### Exercise
Omit the pictures, then write out every entry exactly as it reads.
** start of Raw records **
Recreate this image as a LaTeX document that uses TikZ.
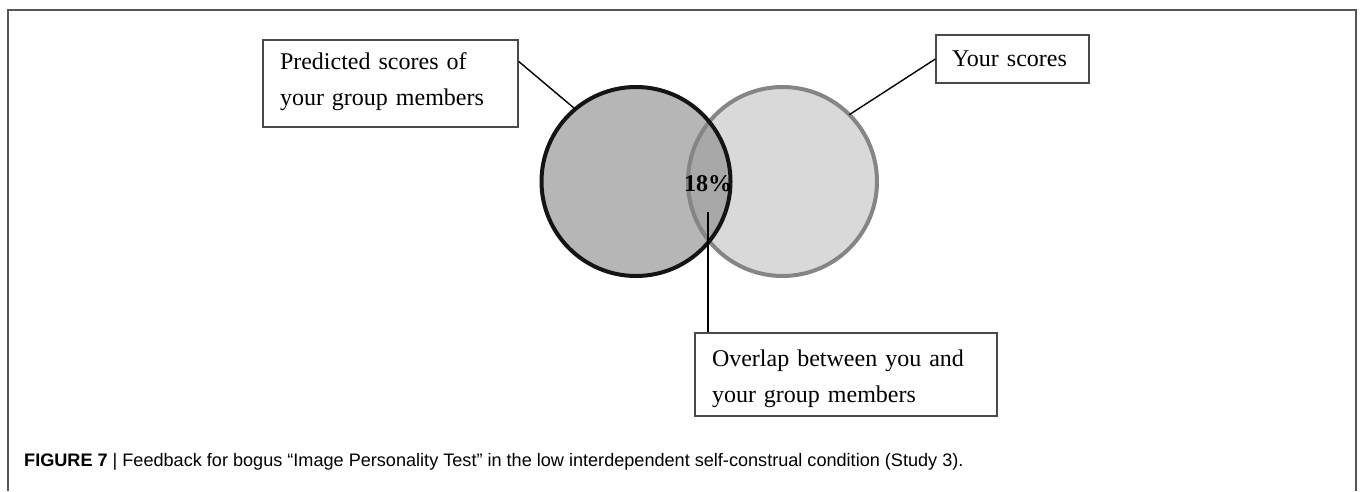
\documentclass[tikz,border=0pt]{standalone}
\usepackage{fontspec}
\setmainfont{Liberation Serif}
\newfontfamily\capfont{Liberation Sans}
\usetikzlibrary{calc}
\definecolor{leftfill}{HTML}{B6B6B6}
\definecolor{rightfill}{HTML}{D9D9D9}
\definecolor{overfill}{HTML}{A8A8A8}
\definecolor{leftedge}{HTML}{141414}
\definecolor{rightedge}{HTML}{858585}
\definecolor{boxedge}{HTML}{4A4A4A}
\definecolor{frameedge}{HTML}{555555}
\tikzset{
  labelbox/.style={draw=boxedge, line width=1.3pt, rectangle, align=left,
    inner ysep=0pt, font=\fontsize{24pt}{36pt}\selectfont},
  venn/.style={circle, inner sep=0pt, outer sep=0pt, minimum size=189pt, draw=none},
  conn/.style={draw=black, line width=1.4pt},
}
\begin{document}
\begin{tikzpicture}[x=1pt, y=-1pt]
\useasboundingbox (0,0) rectangle (1360,491);
% frame
\draw[frameedge, line width=1.8pt] (8,491) -- (8,10) -- (1356,10) -- (1356,491);

% circles
\node[venn, fill=leftfill] (cl) at (636,181.5) {};
\node[venn, fill=rightfill] (cr) at (782.5,181.5) {};
\begin{scope}
  \clip (cl.center) circle[radius=94.5];
  \fill[overfill] (cr.center) circle[radius=94.5];
\end{scope}
\draw[rightedge, line width=4pt] (cr.center) circle[radius=94.5];
\draw[leftedge, line width=4pt] (cl.center) circle[radius=94.5];

\node[font=\bfseries\fontsize{24pt}{28pt}\selectfont, anchor=base, inner sep=0pt] (pct) at (708,191) {18\%};

% boxes
\node[labelbox, minimum width=255pt, minimum height=87pt, text width=221pt, inner xsep=17pt] (lb) at (390.5,83.5)
  {Predicted scores of\\ your group members\rule[-9.4pt]{0pt}{0pt}};
\node[labelbox, minimum width=153pt, minimum height=48pt, text width=121pt, inner xsep=16pt] (rb) at (1012.5,59)
  {Your scores};
\node[labelbox, minimum width=302pt, minimum height=83pt, text width=268pt, inner xsep=17pt] (bb) at (846,374.5)
  {\rule{0pt}{26pt}Overlap between you and\\ your group members};

% connectors
\coordinate (ovl) at (708,212);
\draw[conn] ($(lb.north east)!0.25!(lb.south east)$) -- (cl.130);
\draw[conn] (rb.west) -- (cr.45);
\draw[conn] (ovl) -- (ovl |- bb.north);

% caption
\node[anchor=base west, inner sep=0pt, font=\capfont\fontsize{18.1pt}{21pt}\selectfont] (cap) at (24,466)
  {\textbf{FIGURE 7} | Feedback for bogus “Image Personality Test” in the low interdependent self-construal condition (Study 3).};
\end{tikzpicture}
\end{document}
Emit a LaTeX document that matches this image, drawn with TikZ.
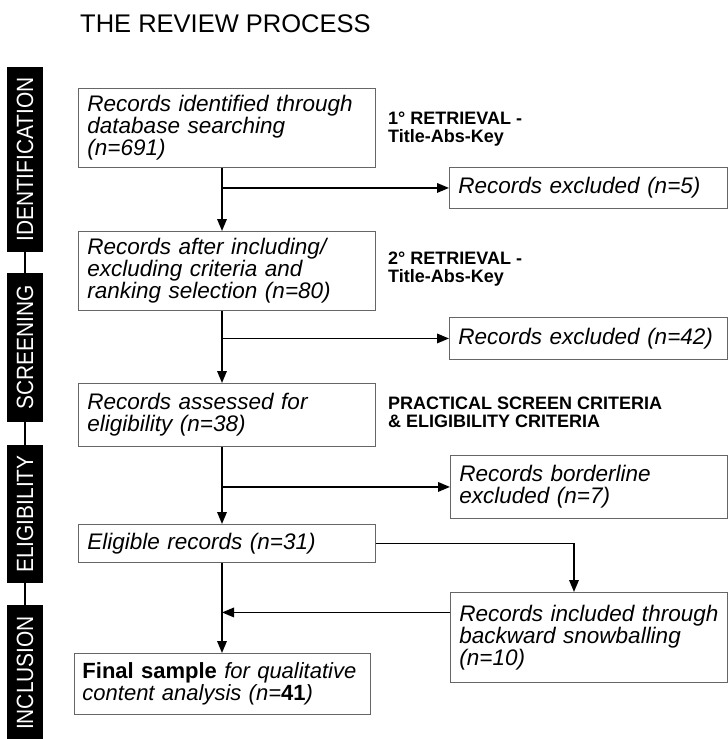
\documentclass[tikz,border=0pt]{standalone}
\usepackage{fontspec}
\setmainfont{Liberation Sans}
\usetikzlibrary{arrows.meta}
\newcommand\bxfont{\fontsize{22.5}{22}\selectfont\itshape}
\newcommand\brfont{\fontsize{23.5}{23.5}\selectfont}
\newcommand\lbfont{\fontsize{18}{17.5}\selectfont\bfseries}
\newcommand\narrow[1]{\scalebox{0.89}[1]{#1}}
\begin{document}
\begin{tikzpicture}[x=1pt,y=1pt,
  box/.style={draw=black!60, line width=0.9pt, anchor=north west, align=left,
              inner xsep=9pt, inner ysep=0pt, font=\bxfont},
  arr/.style={line width=1.8pt, -{Triangle[length=12pt,width=9.5pt]}},
  phase/.style={fill=black, rotate=90, inner sep=0pt, minimum height=36pt,
                text=white, font=\brfont},
  lab/.style={anchor=north west, align=left, inner sep=0pt, font=\lbfont}]
\useasboundingbox (0,0) rectangle (728,-739);

% title
\node[anchor=base west, inner sep=0pt, font=\fontsize{25.5}{26}\selectfont] (title) at (80,-32) {THE REVIEW PROCESS};

% phase bars
\node[phase, minimum width=185pt] (p1) at (25,-159.5) {\narrow{IDENTIFICATION}};
\node[phase, minimum width=149pt] (p2) at (25,-347.5) {\narrow{SCREENING}};
\node[phase, minimum width=138pt] (p3) at (25,-514) {\narrow{ELIGIBILITY}};
\node[phase, minimum width=136pt] (p4) at (25,-673) {\narrow{INCLUSION}};
\draw[line width=1.1pt] (p1.west) -- (p2.east);
\draw[line width=1.1pt] (p2.west) -- (p3.east);
\draw[line width=1.1pt] (p3.west) -- (p4.east);

% main boxes
\node[box, text width=279pt, minimum height=79pt] (b1) at (78,-88)
  {Records identified through\\database searching\\(n=691)};
\node[box, text width=279pt, minimum height=79pt] (b2) at (78,-231)
  {Records after including/\\excluding criteria and\\ranking selection (n=80)};
\node[box, text width=279pt, minimum height=63pt] (b3) at (78,-383)
  {Records assessed for\\eligibility (n=38)};
\node[box, text width=279pt, minimum height=38pt] (b4) at (78,-524)
  {Eligible records (n=31)};
\node[box, inner xsep=8pt, text width=280pt, minimum height=61pt,
      font=\fontsize{22}{22}\selectfont\itshape] (b6) at (74,-653)
  {\mbox{\textbf{\upshape Final sample} for qualitative}\\\mbox{content analysis (n=\textbf{\upshape 41})}};

% side boxes
\node[box, text width=260pt, minimum height=41pt] (e1) at (449,-167)
  {Records excluded (n=5)};
\node[box, text width=260pt, minimum height=42pt] (e2) at (449,-317)
  {Records excluded (n=42)};
\node[box, text width=259pt, minimum height=63pt] (e3) at (450,-455)
  {Records borderline\\excluded (n=7)};
\node[box, text width=259pt, minimum height=90pt] (e4) at (450,-592)
  {\mbox{Records included through}\\backward snowballing\\(n=10)};

% labels
\node[lab] (r1) at (388,-112) {1° RETRIEVAL -\\Title-Abs-Key};
\node[lab] (r2) at (388,-252) {2° RETRIEVAL -\\Title-Abs-Key};
\node[lab] (r3) at (388,-397) {PRACTICAL SCREEN CRITERIA\\\& ELIGIBILITY CRITERIA};

% connectors
\coordinate (sp) at (222,0);
\coordinate (sb) at (574,0);
\draw[arr] (b1.south -| sp) -- (b2.north -| sp);
\draw[arr] (sp |- e1.west) -- (e1.west);
\draw[arr] (b2.south -| sp) -- (b3.north -| sp);
\draw[arr] (sp |- e2.west) -- (e2.west);
\draw[arr] (b3.south -| sp) -- (b4.north -| sp);
\draw[arr] (sp |- e3.west) -- (e3.west);
\draw[arr] (b4.south -| sp) -- (b6.north -| sp);
\draw[arr] (b4.east) -| (sb |- e4.north);
\draw[arr] ([yshift=25pt]e4.west) -- ([yshift=25pt]e4.west -| sp);
\end{tikzpicture}
\end{document}
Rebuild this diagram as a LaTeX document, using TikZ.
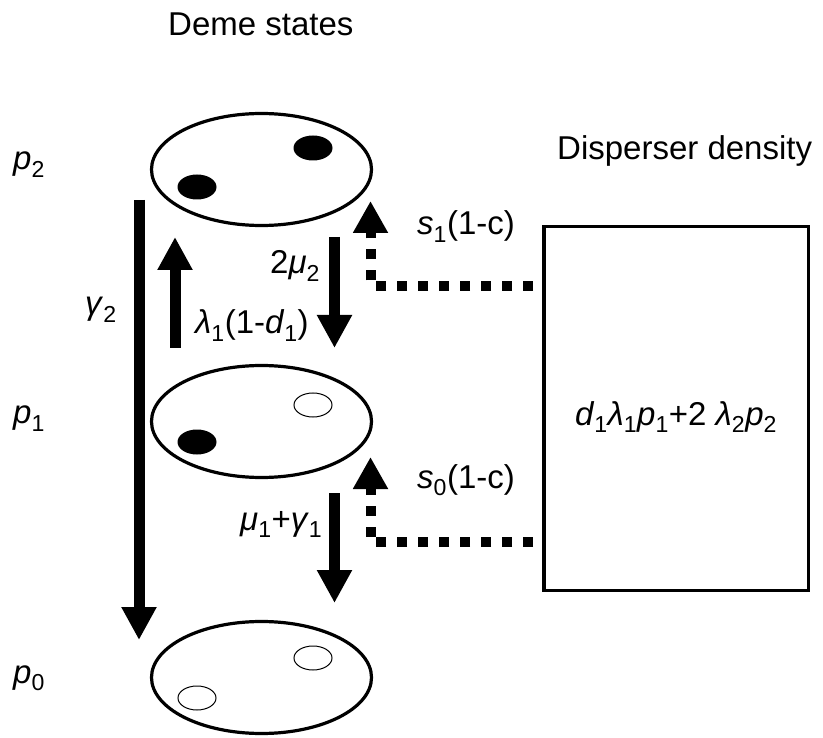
** end of Raw records **
### Full solution
Recreate this image as a LaTeX document that uses TikZ.
\documentclass[tikz,border=0pt]{standalone}
\usepackage{fontspec}
\setmainfont{Liberation Serif}
\newfontfamily\capfont{Liberation Sans}
\usetikzlibrary{calc}
\definecolor{leftfill}{HTML}{B6B6B6}
\definecolor{rightfill}{HTML}{D9D9D9}
\definecolor{overfill}{HTML}{A8A8A8}
\definecolor{leftedge}{HTML}{141414}
\definecolor{rightedge}{HTML}{858585}
\definecolor{boxedge}{HTML}{4A4A4A}
\definecolor{frameedge}{HTML}{555555}
\tikzset{
  labelbox/.style={draw=boxedge, line width=1.3pt, rectangle, align=left,
    inner ysep=0pt, font=\fontsize{24pt}{36pt}\selectfont},
  venn/.style={circle, inner sep=0pt, outer sep=0pt, minimum size=189pt, draw=none},
  conn/.style={draw=black, line width=1.4pt},
}
\begin{document}
\begin{tikzpicture}[x=1pt, y=-1pt]
\useasboundingbox (0,0) rectangle (1360,491);
% frame
\draw[frameedge, line width=1.8pt] (8,491) -- (8,10) -- (1356,10) -- (1356,491);

% circles
\node[venn, fill=leftfill] (cl) at (636,181.5) {};
\node[venn, fill=rightfill] (cr) at (782.5,181.5) {};
\begin{scope}
  \clip (cl.center) circle[radius=94.5];
  \fill[overfill] (cr.center) circle[radius=94.5];
\end{scope}
\draw[rightedge, line width=4pt] (cr.center) circle[radius=94.5];
\draw[leftedge, line width=4pt] (cl.center) circle[radius=94.5];

\node[font=\bfseries\fontsize{24pt}{28pt}\selectfont, anchor=base, inner sep=0pt] (pct) at (708,191) {18\%};

% boxes
\node[labelbox, minimum width=255pt, minimum height=87pt, text width=221pt, inner xsep=17pt] (lb) at (390.5,83.5)
  {Predicted scores of\\ your group members\rule[-9.4pt]{0pt}{0pt}};
\node[labelbox, minimum width=153pt, minimum height=48pt, text width=121pt, inner xsep=16pt] (rb) at (1012.5,59)
  {Your scores};
\node[labelbox, minimum width=302pt, minimum height=83pt, text width=268pt, inner xsep=17pt] (bb) at (846,374.5)
  {\rule{0pt}{26pt}Overlap between you and\\ your group members};

% connectors
\coordinate (ovl) at (708,212);
\draw[conn] ($(lb.north east)!0.25!(lb.south east)$) -- (cl.130);
\draw[conn] (rb.west) -- (cr.45);
\draw[conn] (ovl) -- (ovl |- bb.north);

% caption
\node[anchor=base west, inner sep=0pt, font=\capfont\fontsize{18.1pt}{21pt}\selectfont] (cap) at (24,466)
  {\textbf{FIGURE 7} | Feedback for bogus “Image Personality Test” in the low interdependent self-construal condition (Study 3).};
\end{tikzpicture}
\end{document}
Emit a LaTeX document that matches this image, drawn with TikZ.
\documentclass[tikz,border=0pt]{standalone}
\usepackage{fontspec}
\setmainfont{Liberation Sans}
\usetikzlibrary{arrows.meta}
\newcommand\bxfont{\fontsize{22.5}{22}\selectfont\itshape}
\newcommand\brfont{\fontsize{23.5}{23.5}\selectfont}
\newcommand\lbfont{\fontsize{18}{17.5}\selectfont\bfseries}
\newcommand\narrow[1]{\scalebox{0.89}[1]{#1}}
\begin{document}
\begin{tikzpicture}[x=1pt,y=1pt,
  box/.style={draw=black!60, line width=0.9pt, anchor=north west, align=left,
              inner xsep=9pt, inner ysep=0pt, font=\bxfont},
  arr/.style={line width=1.8pt, -{Triangle[length=12pt,width=9.5pt]}},
  phase/.style={fill=black, rotate=90, inner sep=0pt, minimum height=36pt,
                text=white, font=\brfont},
  lab/.style={anchor=north west, align=left, inner sep=0pt, font=\lbfont}]
\useasboundingbox (0,0) rectangle (728,-739);

% title
\node[anchor=base west, inner sep=0pt, font=\fontsize{25.5}{26}\selectfont] (title) at (80,-32) {THE REVIEW PROCESS};

% phase bars
\node[phase, minimum width=185pt] (p1) at (25,-159.5) {\narrow{IDENTIFICATION}};
\node[phase, minimum width=149pt] (p2) at (25,-347.5) {\narrow{SCREENING}};
\node[phase, minimum width=138pt] (p3) at (25,-514) {\narrow{ELIGIBILITY}};
\node[phase, minimum width=136pt] (p4) at (25,-673) {\narrow{INCLUSION}};
\draw[line width=1.1pt] (p1.west) -- (p2.east);
\draw[line width=1.1pt] (p2.west) -- (p3.east);
\draw[line width=1.1pt] (p3.west) -- (p4.east);

% main boxes
\node[box, text width=279pt, minimum height=79pt] (b1) at (78,-88)
  {Records identified through\\database searching\\(n=691)};
\node[box, text width=279pt, minimum height=79pt] (b2) at (78,-231)
  {Records after including/\\excluding criteria and\\ranking selection (n=80)};
\node[box, text width=279pt, minimum height=63pt] (b3) at (78,-383)
  {Records assessed for\\eligibility (n=38)};
\node[box, text width=279pt, minimum height=38pt] (b4) at (78,-524)
  {Eligible records (n=31)};
\node[box, inner xsep=8pt, text width=280pt, minimum height=61pt,
      font=\fontsize{22}{22}\selectfont\itshape] (b6) at (74,-653)
  {\mbox{\textbf{\upshape Final sample} for qualitative}\\\mbox{content analysis (n=\textbf{\upshape 41})}};

% side boxes
\node[box, text width=260pt, minimum height=41pt] (e1) at (449,-167)
  {Records excluded (n=5)};
\node[box, text width=260pt, minimum height=42pt] (e2) at (449,-317)
  {Records excluded (n=42)};
\node[box, text width=259pt, minimum height=63pt] (e3) at (450,-455)
  {Records borderline\\excluded (n=7)};
\node[box, text width=259pt, minimum height=90pt] (e4) at (450,-592)
  {\mbox{Records included through}\\backward snowballing\\(n=10)};

% labels
\node[lab] (r1) at (388,-112) {1° RETRIEVAL -\\Title-Abs-Key};
\node[lab] (r2) at (388,-252) {2° RETRIEVAL -\\Title-Abs-Key};
\node[lab] (r3) at (388,-397) {PRACTICAL SCREEN CRITERIA\\\& ELIGIBILITY CRITERIA};

% connectors
\coordinate (sp) at (222,0);
\coordinate (sb) at (574,0);
\draw[arr] (b1.south -| sp) -- (b2.north -| sp);
\draw[arr] (sp |- e1.west) -- (e1.west);
\draw[arr] (b2.south -| sp) -- (b3.north -| sp);
\draw[arr] (sp |- e2.west) -- (e2.west);
\draw[arr] (b3.south -| sp) -- (b4.north -| sp);
\draw[arr] (sp |- e3.west) -- (e3.west);
\draw[arr] (b4.south -| sp) -- (b6.north -| sp);
\draw[arr] (b4.east) -| (sb |- e4.north);
\draw[arr] ([yshift=25pt]e4.west) -- ([yshift=25pt]e4.west -| sp);
\end{tikzpicture}
\end{document}
Rebuild this diagram as a LaTeX document, using TikZ.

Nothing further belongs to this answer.